▶ Problem to work on:
Skip the pictures, please, and write out exactly the lines from the opening of the data through the line containing "nan = np.nan".
━━━━━ Data supplied ━━━━━
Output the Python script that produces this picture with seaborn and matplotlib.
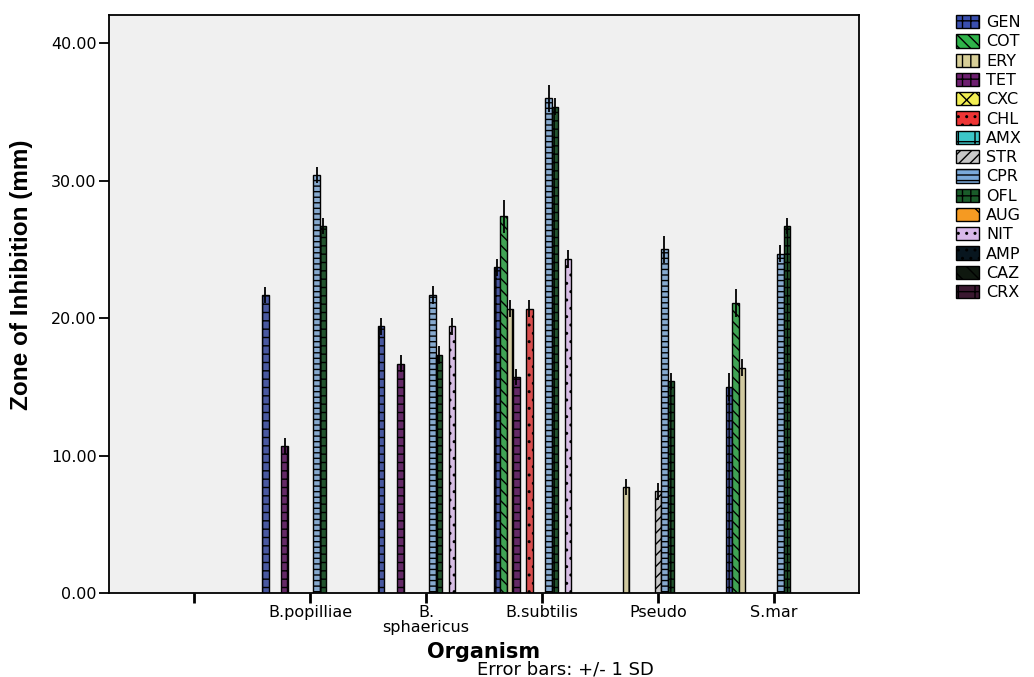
import numpy as np
import pandas as pd
import seaborn as sns
import matplotlib.pyplot as plt
from matplotlib.patches import Patch

nan = np.nan

# x categories (first slot is an empty category in the original output)
organisms = ["", "B.popilliae", "B.\nsphaericus", "B.subtilis", "Pseudo", "S.mar"]
antibiotics = ["GEN", "COT", "ERY", "TET", "CXC", "CHL", "AMX", "STR",
               "CPR", "OFL", "AUG", "NIT", "AMP", "CAZ", "CRX"]

# mean zone of inhibition (mm), one value per organism
gen = [nan, 21.7, 19.4, 23.7, nan, 15.0]
cot = [nan, nan, nan, 27.4, nan, 21.1]
ery = [nan, nan, nan, 20.7, 7.7, 16.4]
tet = [nan, 10.7, 16.7, 15.7, nan, nan]
chl = [nan, nan, nan, 20.7, nan, nan]
stre = [nan, nan, nan, nan, 7.4, nan]
cpr = [nan, 30.4, 21.7, 36.0, 25.0, 24.7]
ofl = [nan, 26.7, 17.3, 35.4, 15.4, 26.7]
nit = [nan, nan, 19.4, 24.3, nan, nan]

# standard deviations
gen_sd = [nan, 0.6, 0.6, 0.6, nan, 1.0]
cot_sd = [nan, nan, nan, 1.2, nan, 1.0]
ery_sd = [nan, nan, nan, 0.6, 0.6, 0.6]
tet_sd = [nan, 0.6, 0.6, 0.6, nan, nan]
chl_sd = [nan, nan, nan, 0.6, nan, nan]
str_sd = [nan, nan, nan, nan, 0.6, nan]
cpr_sd = [nan, 0.6, 0.65, 1.0, 1.0, 0.6]
ofl_sd = [nan, 0.6, 0.65, 0.6, 0.6, 0.6]
nit_sd = [nan, nan, 0.6, 0.65, nan, nan]

means = {"GEN": gen, "COT": cot, "ERY": ery, "TET": tet, "CHL": chl,
         "STR": stre, "CPR": cpr, "OFL": ofl, "NIT": nit}
sds = {"GEN": gen_sd, "COT": cot_sd, "ERY": ery_sd, "TET": tet_sd, "CHL": chl_sd,
       "STR": str_sd, "CPR": cpr_sd, "OFL": ofl_sd, "NIT": nit_sd}

colors = {"GEN": "#3a4fae", "COT": "#2fb34a", "ERY": "#d8cf98", "TET": "#6e1f70",
          "CXC": "#f2ee52", "CHL": "#ee3535", "AMX": "#3cc6c8", "STR": "#c8c8c8",
          "CPR": "#7aa9da", "OFL": "#1a5c2a", "AUG": "#f59a22", "NIT": "#d9b8ea",
          "AMP": "#08161f", "CAZ": "#0f180f", "CRX": "#3a1830"}
hatches = {"GEN": "++", "COT": "\\\\\\", "ERY": "||", "TET": "++", "CXC": "xx",
           "CHL": "..", "AMX": "+", "STR": "///", "CPR": "---", "OFL": "++",
           "AUG": "x", "NIT": "..", "AMP": "..", "CAZ": "\\\\", "CRX": "+"}

rows = []
for ab in antibiotics:
    if ab not in means:
        continue
    for org, m, s in zip(organisms, means[ab], sds[ab]):
        if not np.isnan(m):
            rows.append({"Organism": org, "Antibiotic": ab, "mean": m, "sd": s})
df = pd.DataFrame(rows)

plt.rcParams["hatch.linewidth"] = 1.0
fig = plt.figure(figsize=(10.34, 6.77), dpi=100)
ax = fig.add_axes([0.1057, 0.1241, 0.7253, 0.8537])
ax.set_facecolor("#f0f0f0")

width = 0.83
sns.barplot(data=df, x="Organism", y="mean", hue="Antibiotic",
            order=organisms, hue_order=antibiotics, palette=colors,
            errorbar=None, width=width, dodge=True, gap=0,
            edgecolor="black", linewidth=1.0, legend=False, ax=ax)

# style each bar by its hue slot and add +/- 1 SD error bars
bw = width / len(antibiotics)
for bar in ax.patches:
    h = bar.get_height()
    if np.isnan(h) or h == 0:
        continue
    xc = bar.get_x() + bar.get_width() / 2
    ci = int(round(xc))
    hi = int(round((xc - ci + width / 2) / bw - 0.5))
    ab = antibiotics[hi]
    bar.set_hatch(hatches[ab])
    row = df[(df["Antibiotic"] == ab) & (df["Organism"] == organisms[ci])]
    ax.errorbar(xc, h, yerr=row["sd"].iloc[0], fmt="none", ecolor="black",
                elinewidth=1.3, capsize=0, zorder=4)

ax.set_xlim(-0.733, 5.735)
ax.set_ylim(0, 42.06)
ax.set_yticks([0, 10, 20, 30, 40])
ax.set_yticklabels([f"{v:.2f}" for v in [0, 10, 20, 30, 40]])
ax.set_xticks(range(len(organisms)))
ax.set_xticklabels(organisms, ha="center", multialignment="center", linespacing=0.95)
ax.tick_params(axis="y", direction="out", length=7, width=1.3, labelsize=11.5, pad=2)
ax.tick_params(axis="x", direction="out", length=7, width=2, labelsize=11.5, pad=2)
for sp in ax.spines.values():
    sp.set_linewidth(1.3)
    sp.set_color("black")
ax.set_xlabel("")
ax.set_ylabel("")

fig.text(22 / 1034, 1 - 275 / 677, "Zone of Inhibition (mm)", rotation=90,
         ha="center", va="center", fontsize=17.5, fontweight="bold",
         family=["Liberation Sans", "DejaVu Sans"])
fig.text(484 / 1034, 1 - 652 / 677, "Organism", ha="center", va="center",
         fontsize=15, fontweight="bold")
fig.text(565 / 1034, 1 - 669 / 677, "Error bars: +/- 1 SD", ha="center",
         va="center", fontsize=13)

handles = [Patch(facecolor=colors[ab], edgecolor="black", hatch=hatches[ab],
                 linewidth=1.0, label=ab) for ab in antibiotics]
fig.legend(handles=handles, loc="upper left", bbox_to_anchor=(956 / 1034, 1 - 15 / 677),
           frameon=False, fontsize=11.5, handlelength=1.45, handleheight=0.9,
           handletextpad=0.45, labelspacing=0.26, borderaxespad=0, borderpad=0)

fig.savefig("out.png", dpi=100)
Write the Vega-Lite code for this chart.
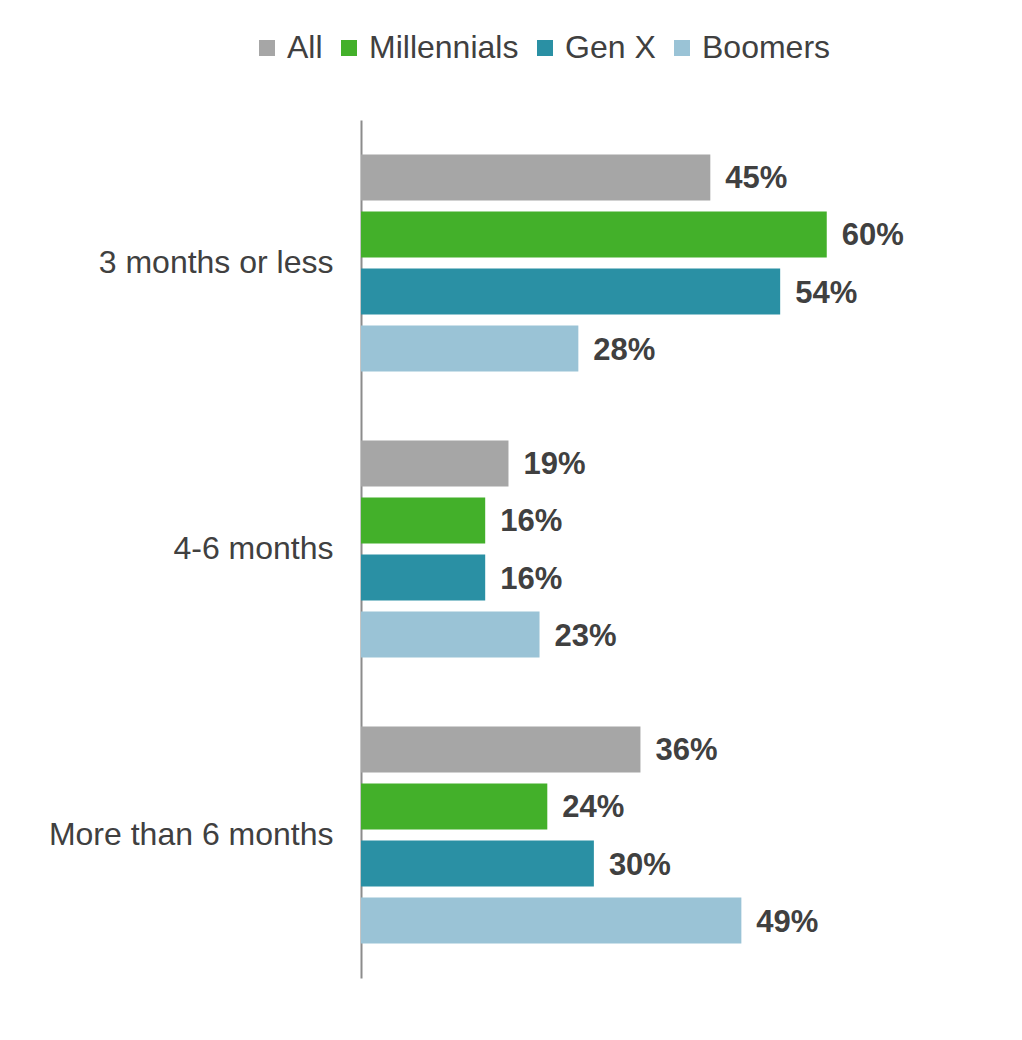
━━━━━
▶ Written solution:
Output the Python script that produces this picture with seaborn and matplotlib.
import numpy as np
import pandas as pd
import seaborn as sns
import matplotlib.pyplot as plt
from matplotlib.patches import Patch

nan = np.nan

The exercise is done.